I hopped on the train, with three friends, from stazione Santa Maria Novella in Florence last weekend and took the fast train to Rome. Only an hour and a half!! It was great weekend in the Italian capital. I've been to Rome before, I spent two weeks there in the summer of 2012, and so I took on the role of chief map reader, seeing as the other three were somewhat incapable of such things. Rome is a truly wonderful city and I take probably more of an interest than most since I study Ancient History at University alongside my Italian. What was equally as fascinating was being in the capital in December, something that I had not done before.

The high point of the weekend was seeing Pope Francesco up on his balcony from St Peter's square (sorry, Piazza) at midday on the Sunday. I've never seen a Pope in the flesh before and though I am not Catholic I still felt slightly touched and humbled to be in that Piazza at that time and hear him preach to the masses. Like what I did there...masses.... Anyway, I even understood some of what he was saying too which proves the last 3 months or so have not been a complete waste of time. Although we will give it another 5 months I think before we come to any conclusions.
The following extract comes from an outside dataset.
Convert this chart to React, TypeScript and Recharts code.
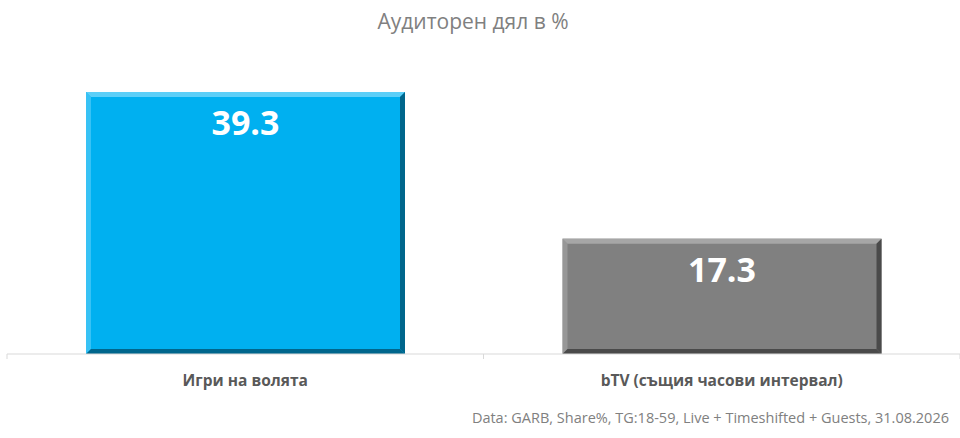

I was incredibly fortunate to see Ludovico Einaudi live in concert in Florence this week. Truly one of the most amazing performances I have ever seen. I think the performance was all the more special since I watched him with Italians, in Italy and of course Einaudi himself is Italian, born in Turin. What made me so in awe of the whole spectacle was how one man had all this in his head.

I'm now looking forward to Christmas back home in East Anglia and New Year in Edinburgh. But I will endeavour to be much more informative about my time in Florence after Christmas for my 2nd semester in Italy!! 

Tuesday, 5 November 2013

Three Gentlemen Of Verona

Unlike Shakespeare's title for his play, there are three gentlemen, not two, that are making waves in Serie A this season with high-flying Hellas Verona. Luca Toni, Juan Iturbe and Jorginho Frello.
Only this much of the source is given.